56. Pittsburgh Steelers: Damarious Randall, S, Arizona State
After getting a cornerback in the first round, the Steelers could continue revamping their defensive backfield with Randall. He’s a good coverage safety, which is what the Steelers need.
57. Carolina Panthers: Jamison Crowder, WR, Duke
After offensive tackle, the Panthers have a need at wide receiver. Crowder would be a good foil for Kelvin Benjamin.
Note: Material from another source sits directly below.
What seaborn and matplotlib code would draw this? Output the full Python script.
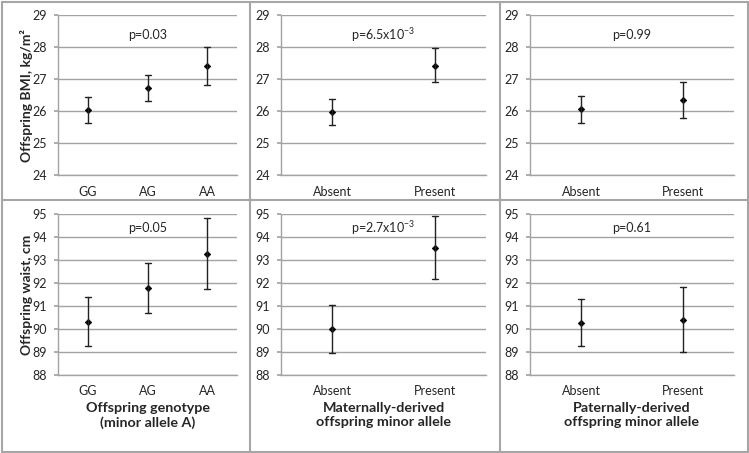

He’s sure-handed and will pick apart the short area while Benjamin is used in the deep passing game.
58. Baltimore Ravens: Maxx Williams, TE, Minnesota
At this point, Williams is far too good of a player to pass on at No. 58. Dennis Pitta's health has become a real issue and Crockett Gillmore doesn’t have Williams’ skill as a pass catcher.
59. Denver Broncos: Ellis McCarthy, DT, UCLA
I’m much higher on McCarthy than most, but he’s a good fit for the Broncos. He has the size to replace Terrance Knighton but needs to continue working on his conditioning and effort.
60. Dallas Cowboys: P.J. Williams, CB, Florida State
The Cowboys don’t get much from Brandon Carr or Morris Claiborne, so they could seek an upgrade high in the draft. Williams has some character issues, but he’s a player with first-round talent.
61. Indianapolis Colts: Daryl Williams, OT, Oklahoma
The Colts need to find an upgrade over Gosder Cherilus. Williams is a natural right tackle and plays with a lot of power and aggression.
62. Green Bay Packers: Alex Carter, CB, Stanford
I have some corners rated higher than Carter, but he fits the size the Packers like at the position better than players like Quinten Rollins and Ronald Darby.
63. Seattle Seahawks: Ali Marpet, G, Hobart
Marpet has been a hot prospect throughout the offseason process and could find himself going in the second round. Twelve wide receivers are already off the board, and none of the corners fit Seattle’s mold. Turning to the offensive line, Marpet has the highest grade of any player remaining.
64. New England Patriots: Ronald Darby, CB, Florida State
The Patriots lost Darrelle Revis and Brandon Browner and need to find a starter at cornerback. Darby is a special athlete who just needs to learn to play with a little more toughness.